The Notes benefit from Etihad’s “A” credit rating on an indirect basis, but avoid any on-balance sheet liability for Etihad in respect of its airline alliance partners. The structure utilizes an innovative combination of structured and leveraged finance features to provide credit enhancement and longevity to protect against underlying obligation defaults, including:

  • secured cash deposits of the equity alliance partners which accrete over time and which service payments on the Notes if there is a payment default on an underlying debt obligation;
  • “MFN” top-up accounts to augment the equity alliance partners' cash deposits in the event an alliance partner raises funding at a higher interest rate than under the structure; and
  • remarketing provisions for stressed debt obligations and associated coupon reset mechanics to enable the platform to survive following certain events of default by an alliance partner.

Paul Hastings assisted with the overall Note and collateral structuring and coordinated negotiations of the underlying debt obligations with each of Etihad’s participating equity alliance partners.

The Paul Hastings team was led by partners James Cole (bond structuring) and Karl Clowry (loan structuring) in London and Etienne Mathey in Paris, with associates Edward Holmes and Dionne Brown assisting on the capital markets aspects, associates Liam Mills and John Lambillion assisting on the underlying debt instruments, partner Arun Birla assisting on the tax aspects and partner Ugo Giordano and associate Sofia De Cristofaro assisting on the Italian law governed minibond issued by Alitalia as part of the transaction.

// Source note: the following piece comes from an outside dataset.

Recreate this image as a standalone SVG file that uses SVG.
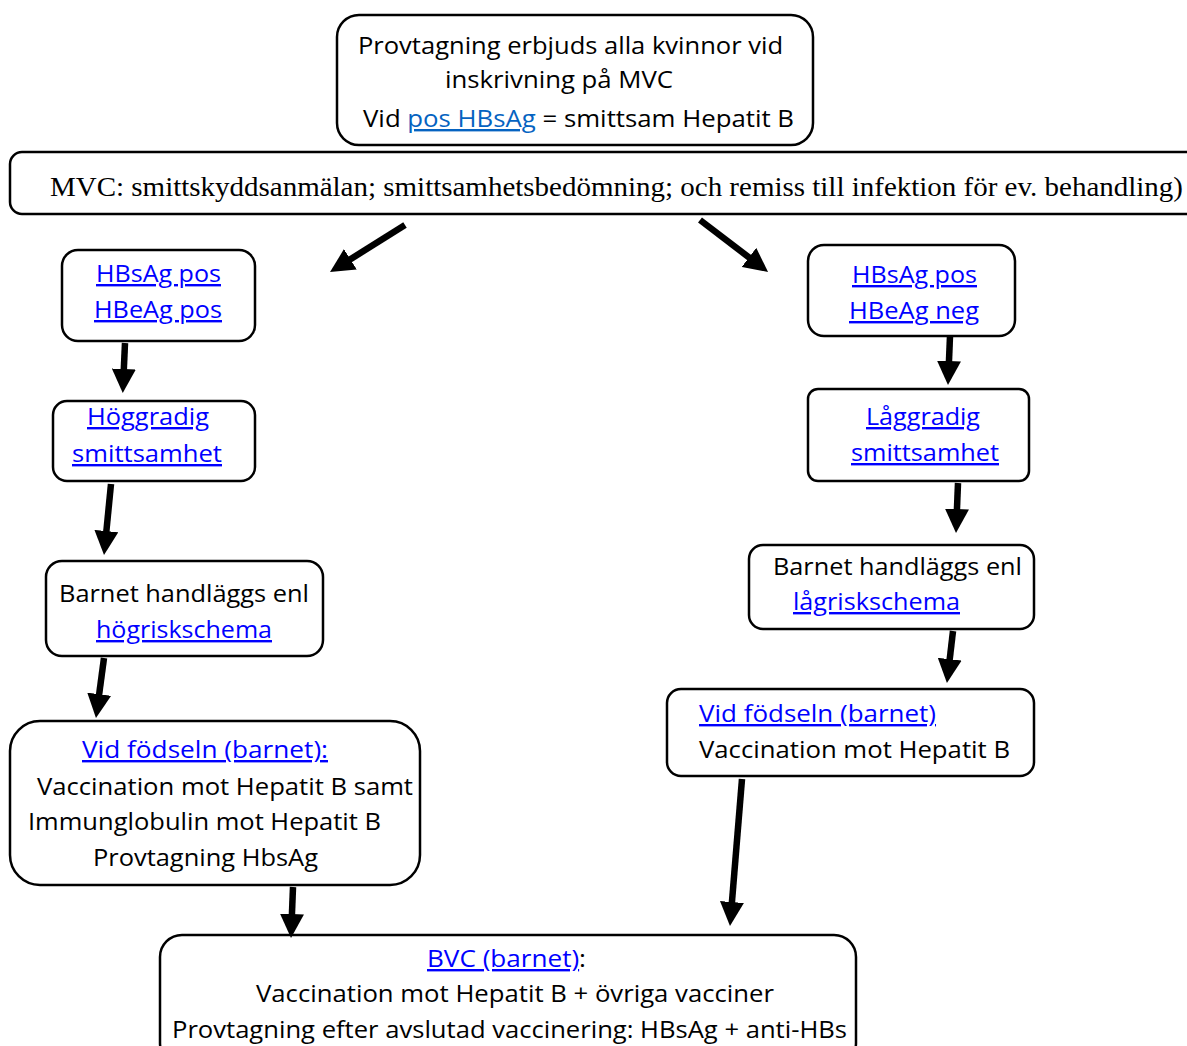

ADS Securities LLC, Anoa Capital S.A., Goldman Sachs International and Integrated Capital PJSC acted as joint placement agents for the Notes. The placement agents and BNY Mellon, as trustee, were advised by Ashurst, led by partner Francis Kucera and counsel Malcolm Charles, respectively. Freshfields Bruckhaus Deringer advised Etihad. Loyens & Loeff N.V. advised EA Partners II B.V. on Dutch law aspects of the Notes and underlying security arrangements.

This transaction achieves Etihad’s highly specific commercial goals through the efficient reproduction of the prior deal’s novel combination of capital markets, structured finance and leveraged loan products and extends Etihad’s equity alliance partners’ airline bond maturity profile out to 2021.